On 28/05/2021 17:17, Walter Dnes wrote:
Anything with spinning disk "is obsolete" they are trying to give it
way because nobody is buying them (you can buy them for few dollars),
don't expect it to last long.

   I've never had a hard drive fail on me.  That includes a 2008 core2
duo that I shut down last autumn.  Web surfing was getting painfully
slow, and really large spreadsheets were dying in 3 gigabytes of ram,
but otherwise it still worked.  256 G SSD is not enough for me now.
That takes us into 512 G SSD territory, which will be "adequate" for
now, but who knows about my future needs.

I've recovered (or tried to) drives for other people, but again I've been lucky in that I've never lost one of my own drives.

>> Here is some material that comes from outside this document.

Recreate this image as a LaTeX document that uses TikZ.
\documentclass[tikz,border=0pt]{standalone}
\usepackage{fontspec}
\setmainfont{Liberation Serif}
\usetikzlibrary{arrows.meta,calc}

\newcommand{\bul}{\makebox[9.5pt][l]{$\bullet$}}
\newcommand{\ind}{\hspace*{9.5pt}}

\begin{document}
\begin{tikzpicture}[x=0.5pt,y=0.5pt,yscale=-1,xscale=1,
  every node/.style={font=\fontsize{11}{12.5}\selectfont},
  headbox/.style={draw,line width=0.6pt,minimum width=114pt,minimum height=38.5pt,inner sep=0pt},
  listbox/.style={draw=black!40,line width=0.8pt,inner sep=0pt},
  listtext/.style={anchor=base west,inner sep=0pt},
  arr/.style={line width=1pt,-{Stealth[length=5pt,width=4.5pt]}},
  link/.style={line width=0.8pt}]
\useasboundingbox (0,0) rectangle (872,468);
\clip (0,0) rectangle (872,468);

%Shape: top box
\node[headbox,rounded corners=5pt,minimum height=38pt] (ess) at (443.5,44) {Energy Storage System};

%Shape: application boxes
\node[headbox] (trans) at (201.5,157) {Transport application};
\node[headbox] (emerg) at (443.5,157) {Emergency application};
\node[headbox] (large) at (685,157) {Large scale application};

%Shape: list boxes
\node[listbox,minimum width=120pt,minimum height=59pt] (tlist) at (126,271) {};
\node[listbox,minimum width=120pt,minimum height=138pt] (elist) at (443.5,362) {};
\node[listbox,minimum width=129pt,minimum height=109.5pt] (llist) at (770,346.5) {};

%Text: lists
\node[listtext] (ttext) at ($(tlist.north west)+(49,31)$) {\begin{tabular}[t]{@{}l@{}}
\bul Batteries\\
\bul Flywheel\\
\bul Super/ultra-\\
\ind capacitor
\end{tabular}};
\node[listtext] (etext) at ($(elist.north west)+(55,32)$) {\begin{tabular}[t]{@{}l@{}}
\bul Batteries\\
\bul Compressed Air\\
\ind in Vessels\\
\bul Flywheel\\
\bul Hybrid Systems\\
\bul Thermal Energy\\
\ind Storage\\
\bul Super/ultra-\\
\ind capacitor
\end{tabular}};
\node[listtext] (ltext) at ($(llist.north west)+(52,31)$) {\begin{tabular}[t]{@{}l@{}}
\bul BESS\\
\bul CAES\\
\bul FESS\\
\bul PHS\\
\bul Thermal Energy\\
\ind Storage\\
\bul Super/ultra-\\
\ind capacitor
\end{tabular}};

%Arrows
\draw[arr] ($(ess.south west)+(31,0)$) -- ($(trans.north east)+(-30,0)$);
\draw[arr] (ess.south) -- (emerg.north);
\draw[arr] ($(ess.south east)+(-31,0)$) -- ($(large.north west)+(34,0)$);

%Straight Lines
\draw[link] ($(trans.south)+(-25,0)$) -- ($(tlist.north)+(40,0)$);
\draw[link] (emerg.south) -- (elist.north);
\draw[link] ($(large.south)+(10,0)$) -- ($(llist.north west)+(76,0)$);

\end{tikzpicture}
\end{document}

And as for nVME, some magazine did a "test to destruction" of solid-state drives. They lasted almost for ever - I think the computer(s) were configured to hammer the drives 24/7 and they lasted over 18 months - that's probably a decade and more in normal usage.

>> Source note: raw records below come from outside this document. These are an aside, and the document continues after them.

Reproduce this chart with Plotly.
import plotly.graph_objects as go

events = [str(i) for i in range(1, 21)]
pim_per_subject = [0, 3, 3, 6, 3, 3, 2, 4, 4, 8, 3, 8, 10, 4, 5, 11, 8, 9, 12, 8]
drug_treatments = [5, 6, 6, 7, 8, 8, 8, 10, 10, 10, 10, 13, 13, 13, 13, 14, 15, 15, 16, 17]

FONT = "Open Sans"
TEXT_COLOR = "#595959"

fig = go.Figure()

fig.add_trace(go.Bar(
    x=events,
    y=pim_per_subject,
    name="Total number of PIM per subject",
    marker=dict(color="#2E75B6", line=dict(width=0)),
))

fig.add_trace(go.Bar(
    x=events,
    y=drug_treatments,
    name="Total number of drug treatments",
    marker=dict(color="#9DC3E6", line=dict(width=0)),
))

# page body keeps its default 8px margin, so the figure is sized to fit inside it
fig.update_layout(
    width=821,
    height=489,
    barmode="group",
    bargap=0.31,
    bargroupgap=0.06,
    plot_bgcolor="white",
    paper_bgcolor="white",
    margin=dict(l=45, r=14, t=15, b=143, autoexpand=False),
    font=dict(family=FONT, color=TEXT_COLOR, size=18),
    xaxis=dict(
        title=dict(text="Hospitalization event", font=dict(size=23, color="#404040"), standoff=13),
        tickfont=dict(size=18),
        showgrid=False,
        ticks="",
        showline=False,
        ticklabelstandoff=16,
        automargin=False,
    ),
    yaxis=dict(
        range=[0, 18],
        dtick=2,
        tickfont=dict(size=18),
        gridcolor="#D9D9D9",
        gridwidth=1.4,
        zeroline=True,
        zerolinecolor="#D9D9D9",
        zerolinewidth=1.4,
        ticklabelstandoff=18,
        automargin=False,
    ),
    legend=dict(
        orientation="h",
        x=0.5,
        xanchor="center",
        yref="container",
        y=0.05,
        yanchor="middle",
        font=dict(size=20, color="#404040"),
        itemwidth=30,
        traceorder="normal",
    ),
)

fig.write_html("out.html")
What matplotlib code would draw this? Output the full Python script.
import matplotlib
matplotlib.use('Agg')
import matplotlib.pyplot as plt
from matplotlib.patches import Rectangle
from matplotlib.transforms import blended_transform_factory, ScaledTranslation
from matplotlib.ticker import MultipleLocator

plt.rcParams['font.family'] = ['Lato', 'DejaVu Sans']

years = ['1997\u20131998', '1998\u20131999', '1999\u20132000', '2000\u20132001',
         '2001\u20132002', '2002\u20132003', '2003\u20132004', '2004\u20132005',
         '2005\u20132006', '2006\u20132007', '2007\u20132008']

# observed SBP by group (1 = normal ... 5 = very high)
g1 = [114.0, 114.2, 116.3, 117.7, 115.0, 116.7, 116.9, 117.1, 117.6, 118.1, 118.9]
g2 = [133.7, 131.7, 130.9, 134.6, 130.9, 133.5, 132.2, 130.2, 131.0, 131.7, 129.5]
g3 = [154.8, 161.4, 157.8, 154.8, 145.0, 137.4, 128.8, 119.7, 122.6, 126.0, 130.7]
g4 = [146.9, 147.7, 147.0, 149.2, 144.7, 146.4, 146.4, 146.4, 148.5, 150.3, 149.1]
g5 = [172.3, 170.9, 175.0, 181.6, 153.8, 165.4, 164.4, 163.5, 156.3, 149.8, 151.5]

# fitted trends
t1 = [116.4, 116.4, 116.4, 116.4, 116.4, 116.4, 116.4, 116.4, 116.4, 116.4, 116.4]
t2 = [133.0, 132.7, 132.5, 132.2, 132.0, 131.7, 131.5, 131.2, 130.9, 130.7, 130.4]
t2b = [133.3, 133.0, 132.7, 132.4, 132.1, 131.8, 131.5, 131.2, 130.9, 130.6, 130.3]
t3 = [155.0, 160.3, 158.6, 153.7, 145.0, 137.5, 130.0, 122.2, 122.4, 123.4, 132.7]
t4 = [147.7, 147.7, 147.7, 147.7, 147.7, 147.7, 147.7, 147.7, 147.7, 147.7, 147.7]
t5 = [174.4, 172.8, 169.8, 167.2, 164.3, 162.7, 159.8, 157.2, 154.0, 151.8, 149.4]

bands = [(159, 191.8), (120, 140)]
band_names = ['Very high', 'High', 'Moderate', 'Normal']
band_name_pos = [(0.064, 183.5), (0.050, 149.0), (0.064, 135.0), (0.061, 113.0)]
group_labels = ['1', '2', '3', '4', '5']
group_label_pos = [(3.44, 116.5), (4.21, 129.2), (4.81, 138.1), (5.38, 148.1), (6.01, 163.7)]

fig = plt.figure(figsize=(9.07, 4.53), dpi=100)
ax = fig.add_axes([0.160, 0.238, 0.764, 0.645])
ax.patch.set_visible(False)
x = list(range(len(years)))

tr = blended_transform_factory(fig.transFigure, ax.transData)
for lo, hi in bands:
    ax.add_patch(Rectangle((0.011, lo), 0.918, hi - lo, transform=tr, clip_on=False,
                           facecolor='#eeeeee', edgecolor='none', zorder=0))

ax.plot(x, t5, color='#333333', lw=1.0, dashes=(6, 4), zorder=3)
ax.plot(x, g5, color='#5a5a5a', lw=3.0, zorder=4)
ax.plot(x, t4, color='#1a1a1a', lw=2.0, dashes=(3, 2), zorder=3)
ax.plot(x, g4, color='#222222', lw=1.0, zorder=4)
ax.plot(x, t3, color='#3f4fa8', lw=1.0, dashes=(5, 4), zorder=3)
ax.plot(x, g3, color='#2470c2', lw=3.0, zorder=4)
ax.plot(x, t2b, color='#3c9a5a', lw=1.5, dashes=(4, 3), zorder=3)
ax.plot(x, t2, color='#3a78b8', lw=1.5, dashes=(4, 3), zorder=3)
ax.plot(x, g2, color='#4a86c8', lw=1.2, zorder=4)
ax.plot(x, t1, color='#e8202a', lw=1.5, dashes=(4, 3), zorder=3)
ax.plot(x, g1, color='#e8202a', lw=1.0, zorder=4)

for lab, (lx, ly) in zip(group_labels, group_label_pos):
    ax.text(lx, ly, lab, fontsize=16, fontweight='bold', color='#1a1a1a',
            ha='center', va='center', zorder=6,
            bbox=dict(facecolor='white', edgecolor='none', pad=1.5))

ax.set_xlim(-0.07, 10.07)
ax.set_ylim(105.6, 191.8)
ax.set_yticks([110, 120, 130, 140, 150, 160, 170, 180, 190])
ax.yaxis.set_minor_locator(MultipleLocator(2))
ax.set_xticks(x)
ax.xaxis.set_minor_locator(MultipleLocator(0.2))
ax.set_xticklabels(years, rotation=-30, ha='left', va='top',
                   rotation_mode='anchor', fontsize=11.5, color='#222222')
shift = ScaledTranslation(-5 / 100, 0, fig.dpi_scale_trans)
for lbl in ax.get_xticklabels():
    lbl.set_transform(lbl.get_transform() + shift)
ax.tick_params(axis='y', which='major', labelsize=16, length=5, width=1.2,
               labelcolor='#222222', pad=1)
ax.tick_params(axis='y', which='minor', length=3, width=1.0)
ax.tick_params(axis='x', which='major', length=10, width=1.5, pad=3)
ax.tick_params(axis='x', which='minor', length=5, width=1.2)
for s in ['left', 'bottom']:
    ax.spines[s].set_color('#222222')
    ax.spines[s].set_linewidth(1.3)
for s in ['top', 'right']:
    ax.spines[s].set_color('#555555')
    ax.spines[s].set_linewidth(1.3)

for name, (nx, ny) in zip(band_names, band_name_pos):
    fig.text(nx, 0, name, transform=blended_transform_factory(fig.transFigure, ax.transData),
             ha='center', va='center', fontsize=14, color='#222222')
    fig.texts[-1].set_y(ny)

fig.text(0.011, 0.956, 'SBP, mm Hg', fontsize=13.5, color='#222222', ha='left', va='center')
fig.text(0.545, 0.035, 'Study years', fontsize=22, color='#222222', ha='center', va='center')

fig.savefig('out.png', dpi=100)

The one thing to watch out for, is that if you DO encounter problems, DO NOT shut the machine down. If a drive suffers failure, stage 1 seems to be to go read-only. YOU MUST back it up immediately, because stage 2 is to commit suicide on reboot. But you're highly unlikely to meet that scenario in normal use.

I'm planning to buy one of those shingled horrors - a Seagate BaraCuda 12TB - for backups. Use btrfs or LVM, and rsync in-place copy. A good idea in any case, but probably an even better idea if your main storage is SSD.